Every day, the average American is exposed to 3,000 ads, showing how much of what we learn is garbage and mentally frustrating because of its forcefulness. Assuming most Americans have routine lives, an unhappy setting mixed with the same buildings and torn up roads constantly surrounds us on a daily basis. With jobs and family leaving many individuals stuck in the same routine of helplessness, psychological frustration occurs because of the sad realization of our morphed socially-constructed culture. In the book, the Feminine Mystique (1963), Betty Friedan speaks of the everyday lives American women have while correctly answering why they are so unhappy. Many of the women had college degrees and were married with a couple children, but were stay at home moms with limited roles outside the home forced upon by de facto and de jure policies.

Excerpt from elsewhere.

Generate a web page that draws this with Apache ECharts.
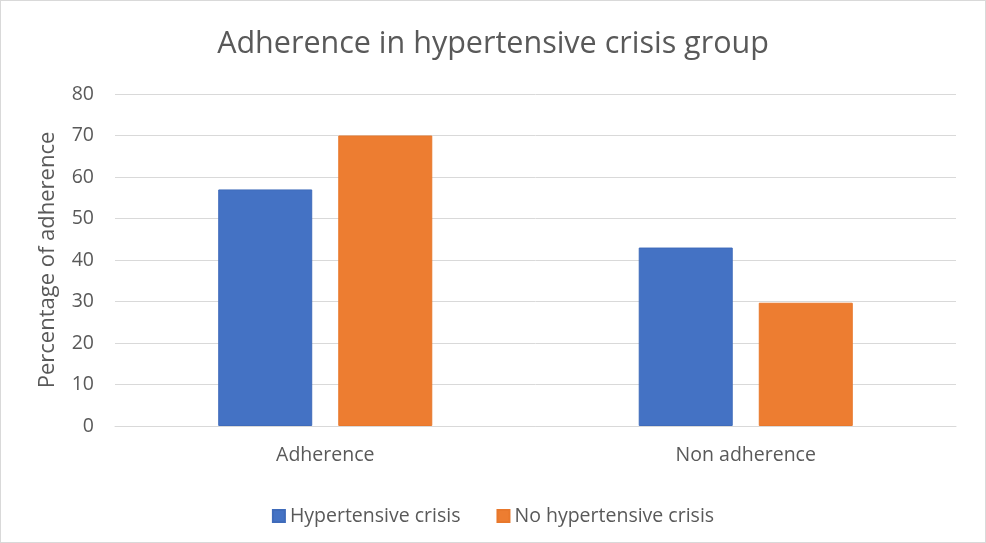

Thus leaving many women in a mental and physical prison for generations. In a strange way, we can still relate our lives to the frustration women strongly faced about seventy years ago with the routine of corporate and franchised America all around us.
For the most part, individuals are given limited roles, told what to do, and must take the same path to work every day. It's a cycle which occurs for everyone inside our mainstream culture. This leads up to our negative view or willingness to accept the boring construct of culture, so we turn to additional negative factors to express or temporarily pleasure ourselves with alcohol, drugs, and social networking systems, etc. to feel a part of something. Many of these factors can lead to negative conjointment within a group if not for just the individual. In the same way Marx speaks of the proliterates that allowed the workers nothing from what they created, except money put back in the system; while Durkheim connects on the anomie-strain of dissatisfaction within contemporary culture. These two believes correlate to how these mental illness' form across America today. Consequently, these extreme temporary processes which we put ourselves through every day (drinking, doing drugs, expressing our emotions to a machine (Facebook) all create more psychological problems for ourselves because it does not answer or solve any long term problems, and draws us further away from coming together. It detaches us from our true purpose of understanding, while the problems continue to build and affect us all in the long run.